Identification of free-living nitrogen-fixing bacteria and their impact on growth promotion of non-legume crop plants

As a suitable alternative to chemical fertilizers, nitrogen-fixing microorganisms play a major role in maintaining soil fertility and thereby important for sustainable crop production. In the present investigation, out of 165 distinct bacterial morphotypes isolated from paddy soils, only 32 were positive for both ARA, and nifH gene screening. The ARA of the isolates ranged from 1.8 to 2844.7 nM ethylene h-1 mg protein-1. The 16S rRNA analysis identified the isolates to be members of 13 different genera viz. Bacillus, Pseudomonas, Paenibacillus, Serratia, Ochrobactrum, Lysinibacillus, Burkholderia, Brevundimonas, Herbaspirillum, Novosphingobium, Sphingomonas, Xanthomonas, and Azorhizobium. On the basis of ARA, 17 isolates were screened for multiple PGP traits, and evaluated for their inoculation effects on canola and rice plants. All of the isolates tested positive for ACC deaminase activity and production of IAA, and ammonia. Additionally, four of the isolates were able to solubilize P, five tested positive for Zn solubilization and S oxidation, and eight isolates produced siderophores. Based on the presence of multiple PGP traits, 10 isolates were further selected for inoculation studies.
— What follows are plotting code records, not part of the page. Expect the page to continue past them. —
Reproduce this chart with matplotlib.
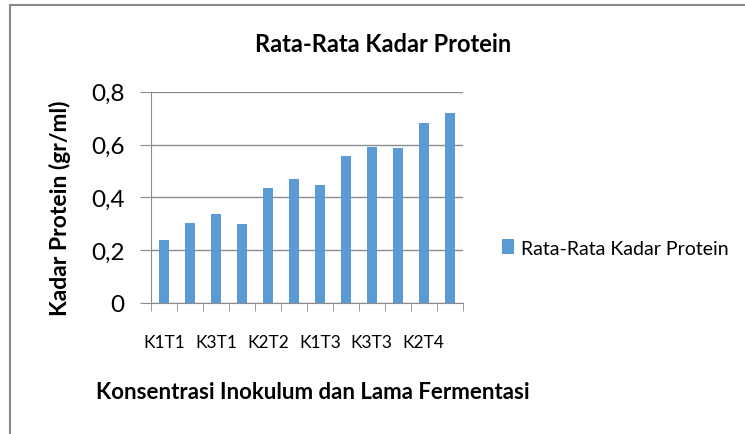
import numpy as np
import matplotlib.pyplot as plt
from matplotlib.patches import Rectangle

# data
categories = ['K1T1', 'K2T1', 'K3T1', 'K1T2', 'K2T2', 'K3T2',
              'K1T3', 'K2T3', 'K3T3', 'K1T4', 'K2T4', 'K3T4']
protein = [0.239, 0.303, 0.338, 0.299, 0.435, 0.471,
           0.446, 0.557, 0.592, 0.587, 0.683, 0.718]
y_ticks = [0, 0.2, 0.4, 0.6, 0.8]
y_labels = ['0', '0,2', '0,4', '0,6', '0,8']

plt.rcParams['font.family'] = ['Lato', 'DejaVu Sans']
grid_col = '#8c8c8c'

fig = plt.figure(figsize=(7.45, 4.35), dpi=100)
ax = fig.add_axes([151 / 745, 1 - 304 / 435, (462.7 - 151) / 745, (304 - 92.7) / 435])

# outer chart frame (cut off on the right and bottom like the screenshot)
fig.patches.append(Rectangle((10 / 745, -0.05), 1.1, 1 - 6 / 435 + 0.05,
                             transform=fig.transFigure, fill=False,
                             edgecolor='#8a8a8a', linewidth=1.5))

x = np.arange(len(categories))
ax.bar(x, protein, width=0.38, color='#5b9bd5', label='Rata-Rata Kadar Protein', zorder=3)

ax.set_xlim(-0.5, len(categories) - 0.5)
ax.set_ylim(0, 0.8)
ax.set_yticks(y_ticks)
ax.set_yticklabels(y_labels, fontsize=17.5)
ax.yaxis.grid(True, color=grid_col, linewidth=1, zorder=0)
ax.tick_params(axis='y', length=8, color=grid_col, pad=11)

# category labels every other bar, tick marks on the category boundaries
ax.set_xticks(x[::2])
ax.set_xticklabels(categories[::2], fontsize=12.5)
ax.tick_params(axis='x', length=0, pad=22)
ax.set_xticks(np.arange(len(categories) + 1) - 0.5, minor=True)
ax.tick_params(axis='x', which='minor', length=6, color=grid_col)

for side in ['top', 'right']:
    ax.spines[side].set_visible(False)
ax.spines['left'].set_color(grid_col)
ax.spines['bottom'].set_color(grid_col)

fig.text(383 / 745, 1 - 44 / 435, 'Rata-Rata Kadar Protein', ha='center', va='center',
         fontsize=17, fontweight='bold')
fig.text(313 / 745, 1 - 393 / 435, 'Konsentrasi Inokulum dan Lama Fermentasi',
         ha='center', va='center', fontsize=16, fontweight='bold')
fig.text(60 / 745, 1 - 208 / 435, 'Kadar Protein (gr/ml)', ha='center', va='center',
         rotation=90, fontsize=16.5, fontweight='bold')

fig.legend(loc='center left', bbox_to_anchor=(502 / 745, 1 - 249 / 435), frameon=False,
           fontsize=14, handlelength=0.6, handleheight=0.8, handletextpad=0.4,
           borderpad=0, borderaxespad=0)

fig.savefig('out.png', dpi=100)
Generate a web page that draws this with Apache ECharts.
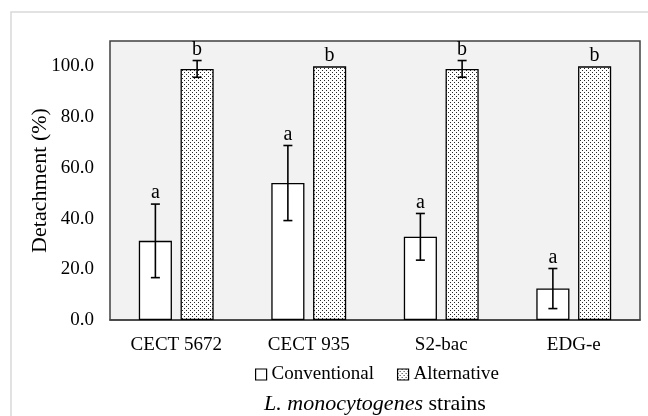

Treatment with Herbaspirillum sp. RFNB26 resulted in maximum root length (54.3%), SVI, and dry biomass in canola, whereas Paenibacillus sp. RFNB4 exhibited the lowest activity under gnotobiotic conditions. However under pot culture conditions, Paenibacillus sp. RFNB4 significantly increased plant height and dry biomass production. Canola plants and rhizosphere soils inoculated with Bacillus sp. RFNB6 exhibited significantly higher ARA. In greenhouse experiments, Serratia sp. RFNB18 increased rice plant height by 35.1%, Xanthomonas sp. RFNB24 enhanced biomass production by 84.6%, and rice rhizosphere soils inoculated with Herbaspirillum sp. RFNB26 exhibited the maximum ARA. Our findings indicate that most of the selected isolates possess multiple PGP properties that significantly improve the growth parameters of the two plants when tested under controlled conditions.